In the next following subsections a view of each section of the book (2.1-2.5) is given.
2.1 Language contact
This section, the topic of which was the main conference theme in Freiburg, is the largest of the entire book, as it contains four articles.
Kurt Braunmüller (“Competing tendencies in Germanic pronominal and deictic systems: The most general principle will prevail”, pp.11-27) discusses the interferences of the pronominal and deictic systems in Germanic, with a special focus on mainland Scandinavian. His main argument is that the L2 acquisition process by adults is of fundamental importance when doing research on language contact. This view gives in fact a viable method of explaining some more or less obscure linguistic phenomena. To illustrate this he quickly sketches four case studies about the replacement of personal pronouns by demonstratives in Germanic languages. In the conclusion he clearly states that it is important “to reconsider grammatical terminology […], not only from a (monolingual) native perspective but also from a (bilingual) learner’s perspective”. “This idea” – he continues – “may lead to a rethinking of grammar from an L2-perspective, which is no longer based on a fossilised view of grammar […]” (p.26).

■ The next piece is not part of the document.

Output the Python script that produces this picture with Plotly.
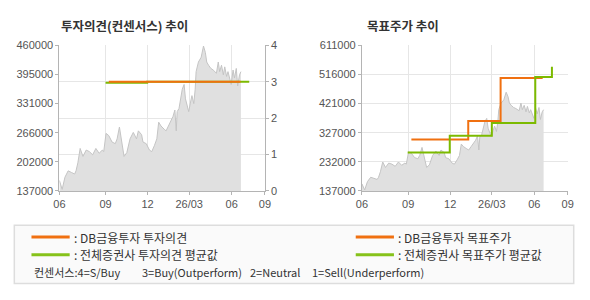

Pavel Iosad (“’Pitch accent’ and prosodic structure in Scottish Gaelic: Reassessing the role of contact”, pp.28-54) revisits the hypothesis that the “pitch accents” in Scottish Gaelic arose due to language contact with Norse, more specifically with the variety of Norse spoken in medieval Scotland. In his argumentation he claims that, albeit the possibility that the “pitch accents” had arisen due to language contact cannot be entirely refuted, there is the possibility that their emergence is due to an internal development. In order to corroborate his argument, he draws a parallel between the phenomenon in Scottish Gaelic and similar unrelated and independent phenomena in other branches of Celtic (Breton) and in Germanic.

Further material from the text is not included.